L’évolution du cadre réglementaire
Le cadre juridique et fiscal de la cession d’entreprise est en constante évolution. Les législateurs cherchent à faciliter les transmissions d’entreprises, notamment dans le contexte du vieillissement des dirigeants de PME. De nouvelles dispositions pourraient émerger pour favoriser la reprise par les salariés ou pour simplifier les processus administratifs liés à la cession.
L’internationalisation des transactions
La mondialisation des échanges favorise les cessions transfrontalières. Cette tendance complexifie les aspects juridiques et fiscaux des transactions, nécessitant une expertise accrue en droit international des affaires. Les enjeux liés aux différences de réglementation entre pays deviennent centraux dans de nombreuses opérations de cession.
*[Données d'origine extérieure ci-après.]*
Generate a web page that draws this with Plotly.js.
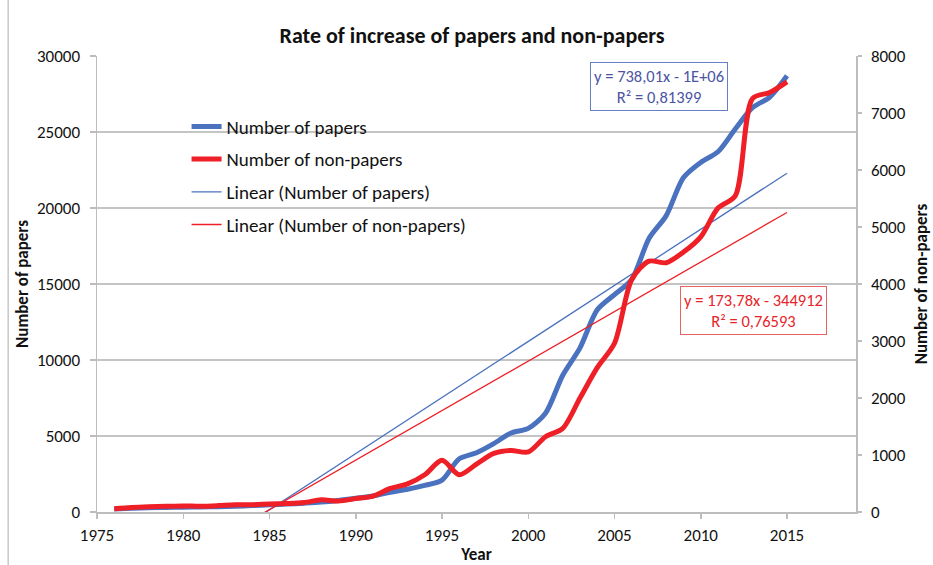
<!DOCTYPE html>
<html>
<head>
<meta charset="utf-8">
<script src="https://cdn.plot.ly/plotly-3.0.1.min.js"></script>
<style>html,body{margin:0;padding:0;background:#fff;}#chart{width:933px;height:565px;}</style>
</head>
<body>
<div id="chart"></div>
<script>
const years = [1976,1977,1978,1979,1980,1981,1982,1983,1984,1985,1986,1987,1988,1989,1990,1991,1992,1993,1994,1995,1996,1997,1998,1999,2000,2001,2002,2003,2004,2005,2006,2007,2008,2009,2010,2011,2012,2013,2014,2015];
const papers = [200,250,280,300,320,330,350,380,420,480,520,580,650,760,900,1050,1300,1500,1750,2100,3500,3900,4500,5200,5500,6500,9000,10800,13300,14300,15300,18000,19500,22000,23000,23700,25200,26600,27300,28700];
const nonPapers = [59,80,93,101,107,101,112,128,128,141,149,165,213,192,235,280,413,493,653,907,653,840,1027,1080,1053,1320,1467,2000,2533,2960,4080,4400,4373,4560,4827,5333,5547,7253,7360,7547];
// trend line coefficients as labelled on the chart (y = slope*x + intercept)
const trendPapers = {slope: 738.01, intercept: -1464800};
const trendNonPapers = {slope: 173.78, intercept: -344912};
const eqPapers = "y = 738,01x - 1E+06<br>R² = 0,81399";
const eqNonPapers = "y = 173,78x - 344912<br>R² = 0,76593";

const BLUE = '#4a72bf', RED = '#ee1f26';
const FONT = 'Carlito, Lato, sans-serif';
const tx = [years[0], years[years.length-1]];

const traces = [
  {x: years, y: papers, name: 'Number of papers', type: 'scatter', mode: 'lines',
   line: {color: BLUE, width: 5, shape: 'spline', smoothing: 0.8}, legendgroup: 'a'},
  {x: years, y: nonPapers, name: 'Number of non-papers', type: 'scatter', mode: 'lines', yaxis: 'y2',
   line: {color: RED, width: 5, shape: 'spline', smoothing: 0.8}, legendgroup: 'b'},
  {x: tx, y: tx.map(v => trendPapers.slope*v + trendPapers.intercept), name: 'Linear (Number of papers)',
   type: 'scatter', mode: 'lines', line: {color: BLUE, width: 1.3}, legendgroup: 'c'},
  {x: tx, y: tx.map(v => trendNonPapers.slope*v + trendNonPapers.intercept), name: 'Linear (Number of non-papers)',
   type: 'scatter', mode: 'lines', yaxis: 'y2', line: {color: RED, width: 1.3}, legendgroup: 'd'}
];

const axisCommon = {showline: true, linecolor: '#bdbdbd', linewidth: 1.5, ticks: 'outside', tickcolor: '#bdbdbd',
  tickwidth: 1.5, zeroline: false, tickfont: {family: FONT, size: 17, color: '#111'}};
const titleFont = {family: FONT, size: 17, color: '#111'};

const layout = {
  width: 933, height: 565,
  margin: {l: 97, r: 77, t: 56, b: 53},
  paper_bgcolor: '#fff', plot_bgcolor: '#fff',
  font: {family: FONT, color: '#111'},
  title: {text: '<b>Rate of increase of papers and non-papers</b>', font: {family: FONT, size: 22, color: '#111'},
    x: 0.506, xanchor: 'center', y: 0.938, yanchor: 'middle'},
  xaxis: Object.assign({}, axisCommon, {range: [1975, 2019], tick0: 1975, dtick: 5, ticklen: 5, showgrid: false,
    ticklabelstandoff: 2,
    title: {text: '<b>Year</b>', font: titleFont, standoff: 6}}),
  yaxis: Object.assign({}, axisCommon, {range: [0, 30000], dtick: 5000, ticklen: 6, showgrid: true, tickformat: 'd',
    gridcolor: '#c4c4c4', gridwidth: 1.5, ticklabelstandoff: 6,
    title: {text: '<b>Number of papers</b>', font: titleFont, standoff: 4}}),
  yaxis2: Object.assign({}, axisCommon, {range: [0, 8000], dtick: 1000, ticklen: 4, overlaying: 'y', side: 'right',
    showgrid: false, tickformat: 'd', ticklabelstandoff: 6,
    title: {text: '<b>Number of non-papers</b>', font: titleFont, standoff: 10}}),
  showlegend: true,
  legend: {x: 0.118, y: 0.887, xanchor: 'left', yanchor: 'top', bgcolor: 'rgba(0,0,0,0)',
    font: {family: FONT, size: 19, color: '#111'}, traceorder: 'grouped', tracegroupgap: 5, itemwidth: 30},
  annotations: [
    {xref: 'paper', yref: 'paper', x: 0.741, y: 0.934, xanchor: 'center', yanchor: 'middle', text: eqPapers, showarrow: false,
     font: {family: FONT, size: 16.5, color: '#4b55a3'}, bordercolor: '#6680c8', borderwidth: 1, borderpad: 3,
     bgcolor: '#fff', align: 'center'},
    {xref: 'paper', yref: 'paper', x: 0.865, y: 0.441, xanchor: 'center', yanchor: 'middle', text: eqNonPapers, showarrow: false,
     font: {family: FONT, size: 16.5, color: '#e8232a'}, bordercolor: '#e86262', borderwidth: 1, borderpad: 3,
     bgcolor: '#fff', align: 'center'}
  ],
  shapes: [
    {type: 'line', xref: 'paper', yref: 'paper', x0: -0.117, x1: -0.117, y0: -0.12, y1: 1.13,
     line: {color: '#c8c8c8', width: 1.5}}
  ]
};

Plotly.newPlot('chart', traces, layout, {displayModeBar: false, staticPlot: true});
</script>
</body>
</html>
En définitive, la cession d’entreprise reste une opération complexe, nécessitant une préparation minutieuse et l’accompagnement de professionnels spécialisés. La maîtrise des aspects juridiques et fiscaux est indispensable pour sécuriser la transaction et optimiser ses impacts pour toutes les parties prenantes. Dans un environnement en constante évolution, l’anticipation et l’adaptation aux nouvelles tendances seront des facteurs clés de succès pour les cessions futures.